Healthcare is so expensive in USA because it has middle-man called insurance companies which are not in any of the other industrialized countries. They all have single payer system and spend roughly half the amounts USA spends, as a country as well as single persons. They cover 100% of their citizens, 100% of time from birth to death for 100% of illnesses AT HALF USA COSTS.

For example?

9   zzyzzx   2012 Aug 20, 5:31am  

errc says

As long as we as a society, continue to collectively fight The War on Evolution, its going to come with a big price tag.

10   MisdemeanorRebel   2012 Aug 20, 6:17am  

A CAT scan in Tampa is 8-10x (~$2000) more expensive than one in Japan (~$250).

The one in Japan often comes with a Spa experience before and after for the patient: Massage, Tea, etc. at that price.
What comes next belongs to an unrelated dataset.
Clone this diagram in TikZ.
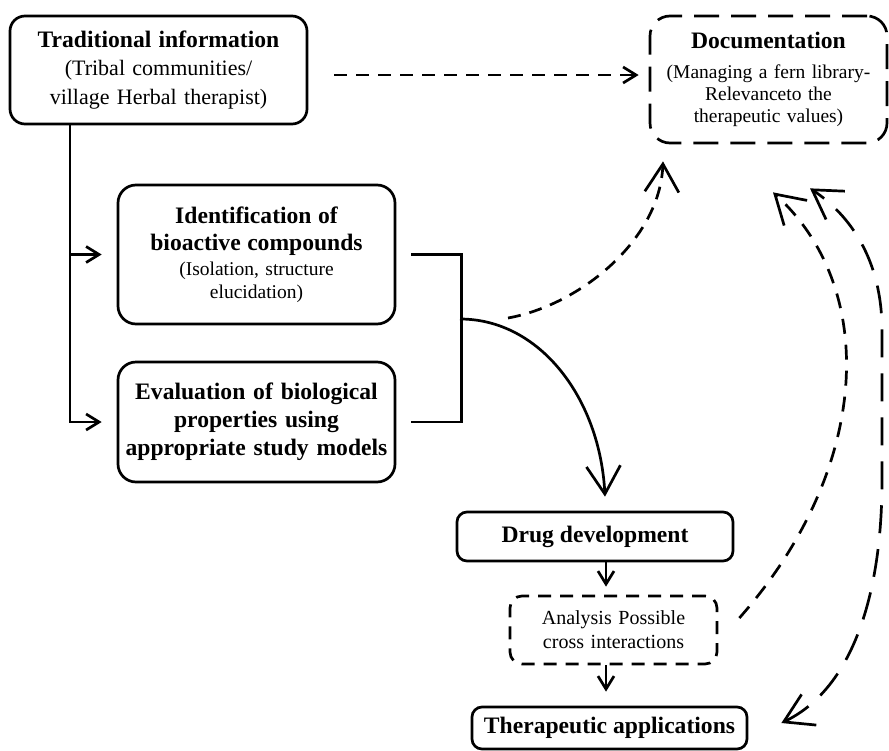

Japanese doctors routinely order MRIs and CATs, much more often than US doctors do. In fact, in Japan most people over 50 have one or more every year. It's used to diagnose and detect a wide variety of problems there.

It makes no sense that if CAT scans are being ordered all the time, that CAT scans should be expensive.

It's not insurance or law suits, either. Most medical facilities pay less than 5% of their gross towards these things. Nor is it pay; in fact technicians in Japan make more than their US counterparts.

I wonder if anybody has explored the relationship between testing facilities and insurance companies. Or kickbacks and expensive financing. Somebody postulated it's because US facilities constantly churn over machines with needless upgrades, whereas the Japanese maintain their equipment and keep it functioning for decades.

11   KILLERJANE   2012 Aug 20, 8:51am  

Yeah they are so perfect, while fukushima meltdown happened, they denied it.
They aren't so perfect.

12   Rin   2012 Aug 26, 2:52pm  

KILLERJANE says

while fukushima meltdown happened, they denied it. They aren't so perfect.

Japan's just an example, you can get MRIs (zero radiation vs a CAT scan) done in Thailand within $250, along with a slew of other nations.

Plus, I think the meltdown had a lot to due with GE technologies.

The intrinsic costs of imaging isn't as high as depicted by our medical facilities.